[DIRECTIONS]
Nothing after the line with "pt_y = [0.3, 2.9, 7.9, 15.4, 16.3]" belongs in the copy; extract the lines below from the top through that line, pictures left out.
-*-*-
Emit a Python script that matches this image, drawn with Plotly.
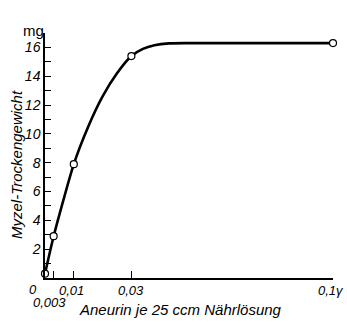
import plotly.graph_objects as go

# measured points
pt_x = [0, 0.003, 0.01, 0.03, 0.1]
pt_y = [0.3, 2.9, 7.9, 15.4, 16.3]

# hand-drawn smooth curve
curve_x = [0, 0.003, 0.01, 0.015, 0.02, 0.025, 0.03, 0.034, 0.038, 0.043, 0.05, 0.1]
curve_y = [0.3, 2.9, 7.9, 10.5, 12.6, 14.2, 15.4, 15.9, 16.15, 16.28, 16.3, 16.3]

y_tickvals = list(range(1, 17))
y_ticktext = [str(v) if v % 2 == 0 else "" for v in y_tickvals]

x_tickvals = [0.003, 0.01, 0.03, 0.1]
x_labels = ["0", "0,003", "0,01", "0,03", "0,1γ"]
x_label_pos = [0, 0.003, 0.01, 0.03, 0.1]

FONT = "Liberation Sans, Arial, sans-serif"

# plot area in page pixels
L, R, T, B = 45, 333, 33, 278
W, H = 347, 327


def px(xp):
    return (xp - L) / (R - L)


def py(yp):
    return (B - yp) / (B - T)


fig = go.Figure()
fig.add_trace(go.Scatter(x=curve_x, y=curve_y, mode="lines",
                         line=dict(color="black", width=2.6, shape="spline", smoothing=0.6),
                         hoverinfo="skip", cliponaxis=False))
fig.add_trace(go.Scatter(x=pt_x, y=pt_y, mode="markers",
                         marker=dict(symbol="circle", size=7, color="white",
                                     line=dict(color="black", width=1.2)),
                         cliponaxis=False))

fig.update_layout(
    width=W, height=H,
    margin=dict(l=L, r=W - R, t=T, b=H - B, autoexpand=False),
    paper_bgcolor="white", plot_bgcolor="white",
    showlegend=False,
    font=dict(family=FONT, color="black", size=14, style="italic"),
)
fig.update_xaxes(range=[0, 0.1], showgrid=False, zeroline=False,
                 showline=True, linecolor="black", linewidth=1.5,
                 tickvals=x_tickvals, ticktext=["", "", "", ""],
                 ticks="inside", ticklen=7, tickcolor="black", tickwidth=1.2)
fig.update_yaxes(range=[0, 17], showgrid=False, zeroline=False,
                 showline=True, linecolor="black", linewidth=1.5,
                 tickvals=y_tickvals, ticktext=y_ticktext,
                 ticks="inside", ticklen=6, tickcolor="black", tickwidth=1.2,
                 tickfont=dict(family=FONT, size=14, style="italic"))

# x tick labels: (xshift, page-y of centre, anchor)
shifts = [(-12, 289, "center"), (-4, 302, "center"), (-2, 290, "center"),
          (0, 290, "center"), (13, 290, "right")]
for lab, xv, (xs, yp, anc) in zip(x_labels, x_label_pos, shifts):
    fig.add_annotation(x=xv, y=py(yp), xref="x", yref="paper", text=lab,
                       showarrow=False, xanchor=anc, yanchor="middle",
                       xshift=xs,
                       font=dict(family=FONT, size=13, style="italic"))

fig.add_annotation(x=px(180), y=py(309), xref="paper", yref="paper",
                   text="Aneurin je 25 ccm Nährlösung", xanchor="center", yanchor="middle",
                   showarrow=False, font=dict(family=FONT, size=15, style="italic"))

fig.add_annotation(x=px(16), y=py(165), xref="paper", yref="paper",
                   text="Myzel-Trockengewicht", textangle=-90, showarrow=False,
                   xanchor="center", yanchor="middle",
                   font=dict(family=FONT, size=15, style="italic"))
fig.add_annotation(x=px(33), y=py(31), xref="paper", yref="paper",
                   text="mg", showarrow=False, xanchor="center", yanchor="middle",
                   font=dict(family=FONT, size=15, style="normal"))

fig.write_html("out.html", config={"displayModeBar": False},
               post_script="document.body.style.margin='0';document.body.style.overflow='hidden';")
-*-*-
[ANSWER TO THIS PROBLEM]
Emit a Python script that matches this image, drawn with Plotly.
import plotly.graph_objects as go

# measured points
pt_x = [0, 0.003, 0.01, 0.03, 0.1]
pt_y = [0.3, 2.9, 7.9, 15.4, 16.3]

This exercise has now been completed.